We do not gather from appellant’s brief that it controverts the conclusive effect of appellee’s testimony, if it be accepted as true. Its sole complaint is that since the evidence came from appellee alone it could not be accepted as conclusive on account of appellee’s interest in the case. It is not necessary to cite authority supporting the invoked rule. A well recognized exception, within which the instant controversy falls, is thus stated in Luling Oil & Gas Co. v. Edwards, Tex.Civ.App., 32 S.W.2d 921, 926, error dismissed: “The rule that the uncorroborated testimony of interested witnesses, although not controverted, does not conclusively establish a fact; is not applicable where the nature of the testimony is such that it might readily be discredited, if it were not true, and the adverse party offers no disparaging proof whatever.”

Nothing could be more open to observation than the scene of a burned building. Nothing affecting the issue of total loss was attempted to be concealed or could hate been concealed. If ap-pellee’s testimony on this issue was not true, it could readily have been disproved or discredited. Appellant’s failure to offer any disparaging testimony is conclusive that it could not be refuted. Appellant’s representative inspected the property shortly after the fire. He' testified in behalf of appellant on other points, but did not contradict any statement of appellee on this subject.

Upon the second proposition: The policy was what is known as a “Texas Standard Combined Fire and Windstorm Farm Policy,” and appears to be upon the same form, at least as to the fire provisions, as those in Georgia Home Ins. Co. v. Trice, Tex.Civ.App., 70 S.W.2d 356, and American Ins. Co. v. Maddox, Tex.Civ.App., 60 S.W.2d 1074, error refused.
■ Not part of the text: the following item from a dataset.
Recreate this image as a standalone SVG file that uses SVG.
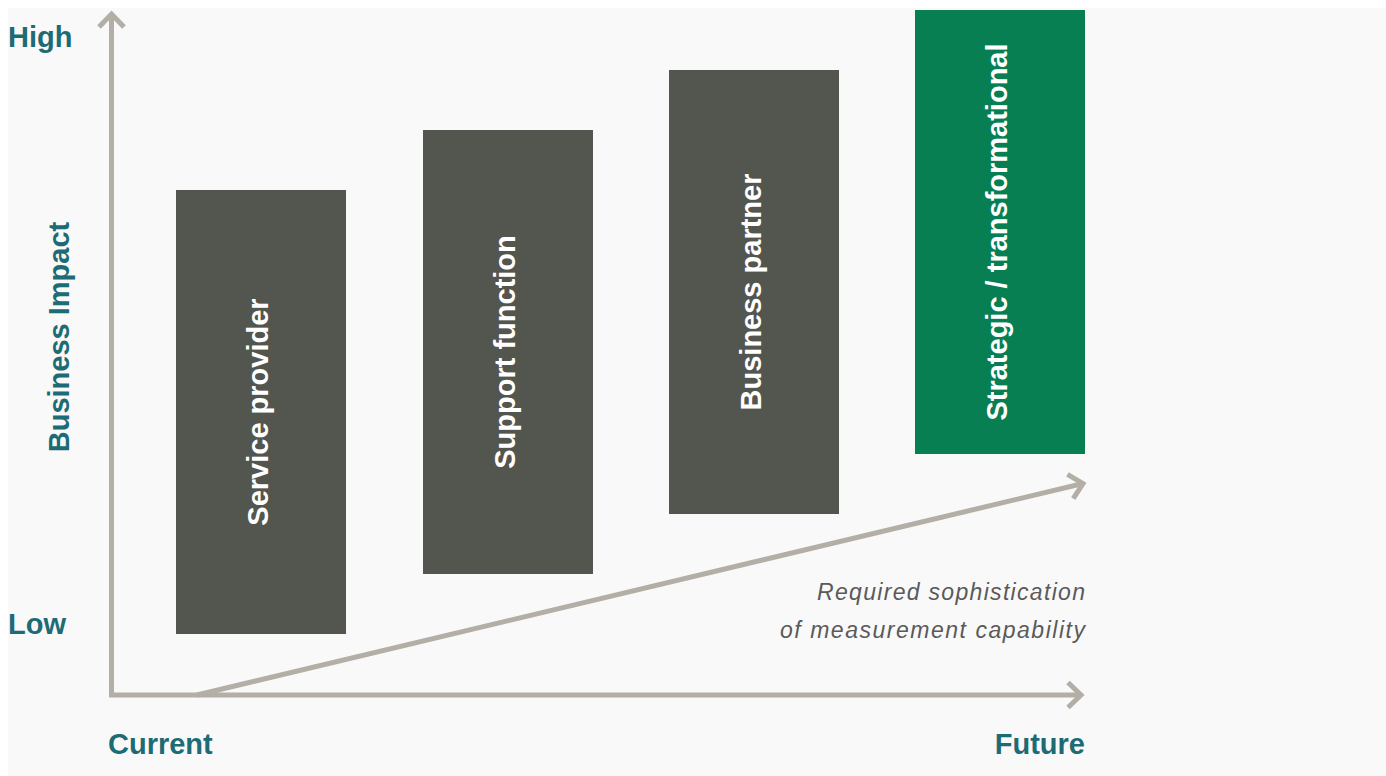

It insured “against all direct loss or damage by fire * * * except as hereinafter provided,” and had the identical exception provisions as those in the Maddox case quoted on page 1076, col. 2, 60 S.W.2d. The policy was attached as an exhibit to the petition, which latter did not negative the excepted risks. A general demurrer to the petition was overruled. The case therefore is on all fours with the Trice and Maddox cases, the holding in each of which to the effect that the general demurrer was improperly overruled was expressly approved in the recent'case of International Travelers Ass’n v. Marshall, 131 Tex. 258, 114 S.W.2d 851. In sustaining this particular ground of error, the writer adopts as his own the following quotation from the opinion by the late *227 distinguished Chief Justice Hall, in Travelers Ins. Co. v. Barker, Tex.Civ.App., 96 S.W.2d 559, 563: “So many cases have announced the rule that we are compelled to apply the doctrine in disposing of this appeal, a course which this writer reluctantly adopts.”

As regards the proof: The evidence showed that the fire occurred about 1:30 a. m. while appellee and his wife were asleep. They were awakened by the smoke and only succeeded in saving a few of their household effects. What caused the fire no one knew. Appellee’s only surmise was that it might have been caused by a rat taking a match into the attic. The record does not suggest any other proof that could have been offered upon the subject. Our attention is not directed to any evidence which would support a finding that the origin of the fire was attributable to any risk excepted from the policy; and we have found none. We hold, therefore, the evidence conclusively established that the policy covered the particular risk involved.

■ Upon the third proposition, relative to proof of loss and submission to examination under oath, the record facts are: The fire occurred on October 20, 1937, and appellant’s local agent was promptly notified. October 27, 1937, Doss, who testified that he was a “special agent” of appellant, went to Brady (the property being situated near there) and obtained from appellee a “non-waiver agreement.” This was signed by appellee and “The Century Insurance Co., Ltd., of Edinburgh, Scotland, By C. E.